Linear relation between batch size and inference time per batch


I made the following observation which I can not follow. I am using the deeplabv3_resnet50 model from torchvision and run it in eval mode with different batch sizes. The runtime including a torch.synchronize() are almost linear with the batch size. That means that the rate of images/second is almost constant. I also tried out different settings of cudnn.benchnmark = True/False. I was hoping to see a constant inference time per batch over all batch sizes because they are running in parallel on the gpu. Am I getting anything wrong here?
2 - 0.02s
4 - 0.031s
8 - 0.05s
16 - 0.094s
32 - 0.178s

Thanks for your help.

CUDA Version: 10.0
Tesla V100

If I understand the results correctly, the throughput would increase from 100 images/s to 180 images/s, which is not almost constant.

Generally, you should see a better throughput by increasing the batch size.
However, the overall performance also depends on other potential bottlenecks in the model architecture as well as the training routine, such as data loading.

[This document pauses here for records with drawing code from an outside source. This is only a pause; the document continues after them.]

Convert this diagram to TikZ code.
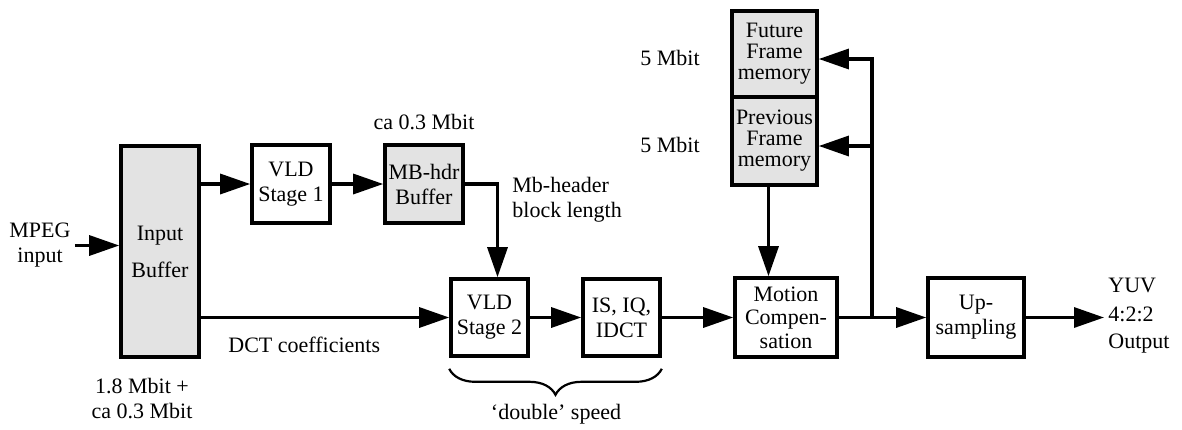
\documentclass[tikz,border=0pt]{standalone}
\usepackage{fontspec}
\setmainfont{Liberation Serif}
\usetikzlibrary{arrows.meta,positioning}
\usetikzlibrary{decorations.pathreplacing}

\tikzset{
	blk/.style={draw, line width=1.8pt, align=center, inner sep=1pt, font=\fontsize{11}{12.5}\selectfont},
	memblk/.style={blk, fill=black!11},
	flow/.style={line width=1.6pt, -{Triangle[length=15pt,width=10pt]}},
	lbl/.style={align=center, inner sep=2pt, font=\fontsize{11}{12.5}\selectfont}
}

\begin{document}
\begin{tikzpicture}[x=0.5pt,y=0.5pt,yscale=-1,xscale=1]
	\useasboundingbox (0,0) rectangle (1182,429);
	
	%Shape: Input buffer
	\node [memblk, minimum width=39pt, minimum height=105.5pt] (inbuf) at (160,251.5) {Input\\[6pt]Buffer};
	%Shape: VLD stage 1
	\node [blk, minimum width=39pt, minimum height=39pt] (vld1) at (291,184) {VLD\\Stage 1};
	%Shape: MB header buffer
	\node [memblk, minimum width=39pt, minimum height=39pt] (mbbuf) at (424,184) {MB-hdr\\Buffer};
	%Shape: VLD stage 2
	\node [blk, minimum width=38.5pt, minimum height=38.5pt] (vld2) at (489.5,317.5) {VLD\\Stage 2};
	%Shape: IS, IQ, IDCT
	\node [blk, minimum width=38.5pt, minimum height=38.5pt] (idct) at (621.5,317.5) {IS, IQ,\\IDCT};
	%Shape: Motion compensation
	\node [blk, minimum width=51pt, minimum height=39.5pt, font=\fontsize{11}{11.8}\selectfont] (mc) at (786,317.5) {Motion\\Compen-\\sation};
	%Shape: Future frame memory
	\node [memblk, minimum width=42.5pt, minimum height=43pt, font=\fontsize{11}{10.5}\selectfont] (future) at (774.5,54) {Future\\Frame\\memory};
	%Shape: Previous frame memory
	\node [memblk, minimum width=42.5pt, minimum height=44pt, font=\fontsize{11}{10.5}\selectfont] (prev) at (774.5,141) {Previous\\Frame\\memory};
	%Shape: Up-sampling
	\node [blk, minimum width=48pt, minimum height=39.5pt] (ups) at (976,317.5) {Up-\\sampling};
	
	% Text Node
	\node [lbl] (mpeg) at (40,245.5) {MPEG\\input};
	% Text Node
	\node [lbl] (inbufsize) at (142,398.5) {1.8 Mbit +\\ca 0.3 Mbit};
	% Text Node
	\node [lbl] (mbsize) at (424,122) {ca 0.3 Mbit};
	% Text Node
	\node [lbl, anchor=west] (dctlbl) at (224,345) {DCT coefficients};
	% Text Node
	\node [lbl, align=left, anchor=west] (hdrlbl) at (508,200) {Mb-header\\block length};
	% Text Node
	\node [lbl] (futsize) at (670,58) {5 Mbit};
	% Text Node
	\node [lbl] (prevsize) at (670,145) {5 Mbit};
	% Text Node
	\node [lbl, align=left, anchor=west] (yuv) at (1104,316) {YUV\\[2pt]4:2:2\\[1pt]Output};
	% Text Node
	\node [lbl] (speed) at (556,414) {`double' speed};
	
	%Straight Lines
	\draw [flow] (mpeg.east) -- (mpeg.east -| inbuf.west);
	\draw [flow] (inbuf.east |- vld1.west) -- (vld1.west);
	\draw [flow] (vld1) -- (mbbuf);
	\draw [flow] (mbbuf.east) -| ([xshift=4pt]vld2.north);
	\draw [flow] (inbuf.east |- vld2.west) -- (vld2.west);
	\draw [flow] (vld2) -- (idct);
	\draw [flow] (idct) -- (mc);
	\draw [flow] ([xshift=-3pt]prev.south) -- ([xshift=-3pt]prev.south |- mc.north);
	\draw [flow] (mc) -- (ups);
	\coordinate (split) at (872,317.5);
	\draw [flow] (split) |- ([yshift=2.5pt]future.east);
	\draw [flow] (split) |- ([yshift=2.5pt]prev.east);
	\draw [flow] (ups.east) -- (ups.east -| yuv.west);
	
	%Brace
	\draw [line width=1.1pt, decorate, decoration={brace, mirror, amplitude=13pt}] ([yshift=5.5pt]vld2.south west) -- ([yshift=5.5pt]idct.south east);
	
\end{tikzpicture}
\end{document}
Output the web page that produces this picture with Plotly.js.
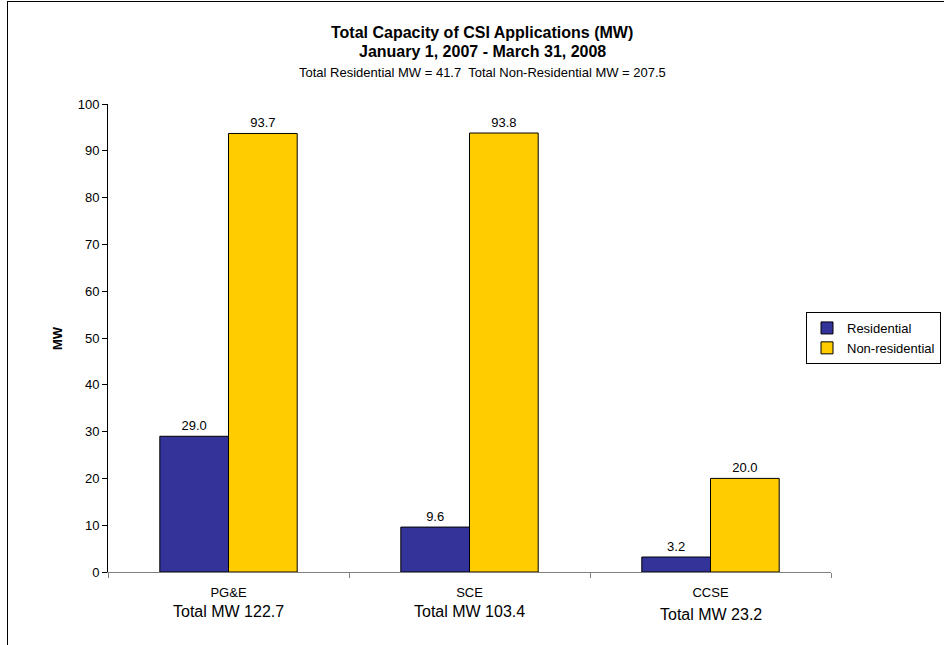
<!DOCTYPE html>
<html>
<head>
<meta charset="utf-8">
<script src="https://cdn.plot.ly/plotly-3.0.1.min.js"></script>
<style>
html,body{margin:0;padding:0;background:#fff;overflow:hidden;}
#wrap{position:relative;width:944px;height:645px;}
#chart{position:absolute;left:0;top:0;width:944px;height:645px;}
#frame{position:absolute;left:7px;top:1px;width:960px;height:700px;border:1px solid #000;pointer-events:none;box-sizing:border-box;}
</style>
</head>
<body>
<div id="wrap"><div id="chart"></div><div id="frame"></div></div>
<script>
const categories = ["PG&E", "SCE", "CCSE"];
const residential = [29.0, 9.6, 3.2];
const nonResidential = [93.7, 93.8, 20.0];
const totalLabels = ["Total MW 122.7", "Total MW 103.4", "Total MW 23.2"];
const seriesNames = ["Residential", "Non-residential"];
const titleLines = ["Total Capacity of CSI Applications (MW)", "January 1, 2007 - March 31, 2008", "Total Residential MW = 41.7  Total Non-Residential MW = 207.5"];
const yTicks = [0, 10, 20, 30, 40, 50, 60, 70, 80, 90, 100];

const FONT = "Liberation Sans, Arial, sans-serif";
const L = 108, R = 831, T = 104, B = 572;
const ph = B - T, pw = R - L;
const py = p => (B - p) / ph;
const px = p => (p - L) / pw;

const traces = [
  {type: "bar", name: seriesNames[0], x: categories, y: residential,
   marker: {color: "#333399", line: {color: "#000", width: 1}},
   text: residential.map(v => v.toFixed(1)), textposition: "outside",
   textfont: {family: FONT, size: 13, color: "#000"}, cliponaxis: false, hoverinfo: "none"},
  {type: "bar", name: seriesNames[1], x: categories, y: nonResidential,
   marker: {color: "#FFCC00", line: {color: "#000", width: 1}},
   text: nonResidential.map(v => v.toFixed(1)), textposition: "outside",
   textfont: {family: FONT, size: 13, color: "#000"}, cliponaxis: false, hoverinfo: "none"}
];

const totalsY = [611, 611, 614];
const annotations = [
  {text: "<b>" + titleLines[0] + "</b>", x: px(482), y: py(32), font: {size: 16}},
  {text: "<b>" + titleLines[1] + "</b>", x: px(482), y: py(52), font: {size: 16}},
  {text: titleLines[2], x: px(482), y: py(72), font: {size: 13}},
  {text: "<b>MW</b>", x: px(57), y: 0.5, textangle: -90, font: {size: 13}}
].map(a => Object.assign({xref: "paper", yref: "paper", showarrow: false, xanchor: "center", yanchor: "middle"}, a));
categories.forEach((c, i) => {
  annotations.push({xref: "x", yref: "paper", x: c, y: py(totalsY[i]), text: totalLabels[i],
    showarrow: false, xanchor: "center", yanchor: "middle", font: {size: 16, family: FONT, color: "#000"}});
});

const layout = {
  width: 944, height: 645,
  margin: {l: L, r: 944 - R, t: T, b: 645 - B, pad: 0, autoexpand: false},
  paper_bgcolor: "#fff", plot_bgcolor: "#fff",
  font: {family: FONT, color: "#000", size: 13},
  barmode: "group", bargap: 0.43, bargroupgap: 0,
  showlegend: true,
  legend: {x: px(806), y: py(312), xanchor: "left", yanchor: "top",
    bordercolor: "#000", borderwidth: 1, bgcolor: "#fff",
    font: {size: 13, family: FONT}, itemwidth: 30, tracegroupgap: 0},
  xaxis: {type: "category", showgrid: false, zeroline: false, showline: true,
    linecolor: "#808080", linewidth: 1, ticks: "outside", tickson: "boundaries",
    ticklen: 5, tickcolor: "#808080", tickfont: {size: 13}, ticklabelstandoff: 8},
  yaxis: {range: [0, 100], tickvals: yTicks, showgrid: false, zeroline: false,
    showline: true, linecolor: "#000", linewidth: 1, ticks: "outside", ticklen: 5,
    tickcolor: "#000", tickfont: {size: 13}},
  annotations: annotations
};

Plotly.newPlot("chart", traces, layout, {displayModeBar: false, staticPlot: true});
</script>
</body>
</html>
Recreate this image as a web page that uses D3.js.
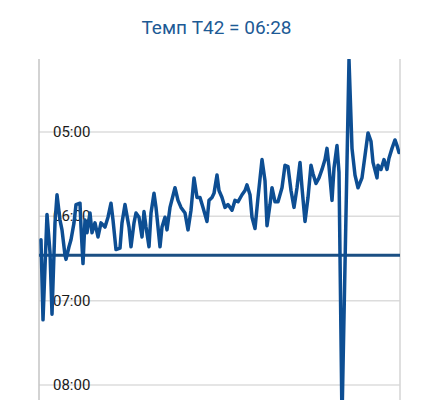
<!DOCTYPE html>
<html><head><meta charset="utf-8">
<script src="https://cdn.jsdelivr.net/npm/d3@7"></script>
<style>html,body{margin:0;padding:0;background:#fff;}svg{display:block;}</style>
</head><body><svg id="c" width="433" height="400"></svg>
<script>
const title = "Темп T42 = 06:28";
const targetPace = 388; // 06:28 in seconds
const tickValues = [300, 360, 420, 480];
const tickLabels = ["05:00", "06:00", "07:00", "08:00"];
const sample = [2,4,8,11,13,16,18,21,23,26,27,30,32,35,37,41,42,44,46,48,51,53,56,59,62,66,69,72,74,77,81,83,86,90,92,95,97,100,103,105,107,110,112,115,117,121,123,126,128,131,136,139,142,146,149,152,155,158,161,164,168,170,173,175,178,180,183,186,189,193,196,199,203,206,208,211,213,216,219,223,226,228,231,233,236,239,243,246,249,252,255,258,261,263,266,269,272,274,277,280,283,286,288,290,293,295,298,300,303,310,313,316,319,323,326,329,332,334,338,339,342,345,348,350,353,356,358,360];
const pace = [377,434,359,386,430,365,345,363,370,388,391,382,377,365,352,351,368,394,363,372,358,372,365,375,365,368,361,351,363,384,383,365,352,368,382,365,358,361,375,357,368,382,358,344,354,382,368,361,370,354,340,349,354,358,370,356,333,347,347,354,364,349,347,344,331,342,347,354,352,356,349,350,345,342,338,345,361,369,347,320,335,367,352,340,350,350,340,324,325,342,354,340,322,340,364,347,324,330,337,333,327,320,312,325,349,326,310,329,505,249,312,331,340,333,317,301,307,322,333,324,327,320,327,319,312,306,310,315];

const svg = d3.select("#c");
const xL = 39, xR = 400, yTop = 59;
const x = d3.scaleLinear().domain([0, 361]).range([xL, xR]);
const y = d3.scaleLinear().domain([300, 480]).range([131.5, 384.5]);

svg.append("text").attr("x", 216.5).attr("y", 34)
  .attr("text-anchor", "middle").attr("font-family", "Roboto, sans-serif")
  .attr("font-size", 19).attr("fill", "#1d5a95").text(title);

svg.append("defs").append("clipPath").attr("id", "clip")
  .append("rect").attr("x", xL).attr("y", yTop).attr("width", xR - xL).attr("height", 400 - yTop + 20);

// gridlines
const grid = svg.append("g").attr("transform", `translate(${xL},0)`)
  .call(d3.axisLeft(y).tickValues(tickValues).tickSize(-(xR - xL)).tickFormat(""));
grid.select(".domain").remove();
grid.selectAll(".tick line").attr("stroke", "#dcdcdc").attr("stroke-width", 1.5);

// vertical frame lines
svg.append("line").attr("x1", xL).attr("x2", xL).attr("y1", yTop).attr("y2", 400)
  .attr("stroke", "#c4c4c4").attr("stroke-width", 1.5);
svg.append("line").attr("x1", xR).attr("x2", xR).attr("y1", yTop).attr("y2", 400)
  .attr("stroke", "#d4d4d4").attr("stroke-width", 1.5);

// labels
svg.append("g").selectAll("text").data(tickValues).join("text")
  .attr("x", 53).attr("y", d => y(d)).attr("dy", "0.36em")
  .attr("font-family", "Roboto, sans-serif").attr("font-size", 15).attr("fill", "#1a1a1a")
  .text((d, i) => tickLabels[i]);

// target line
svg.append("line").attr("x1", xL).attr("x2", xR).attr("y1", y(targetPace)).attr("y2", y(targetPace))
  .attr("stroke", "#1b4f83").attr("stroke-width", 3);

const data = sample.map((s, i) => ({s, p: pace[i]}));
svg.append("path").datum(data).attr("clip-path", "url(#clip)")
  .attr("fill", "none").attr("stroke", "#0d4e93").attr("stroke-width", 3.5)
  .attr("stroke-linejoin", "round").attr("stroke-linecap", "round")
  .attr("d", d3.line().x(d => x(d.s)).y(d => y(d.p)));
</script></body></html>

I would also recommend to try out the latest stable release, as some performance improvements were made. :wink:

You are right, it is not constant but still shouldn’t there be a larger increase in throughput if the batch size is x16 ?
I measured the time only for the forward pass through the network. So I think data loading should not be an issue.
I will try the latest release.

It depends on the utilization of the GPU and how/if the operations are already parallelizing in other dimensions than the batch size, such as the spatial dimensions of your input tensors.
If your GPU utilization is already high, you won’t see a linear speedup.

While training, you will of course use less iterations per epoch, which is another speedup, but unrelated to your use case.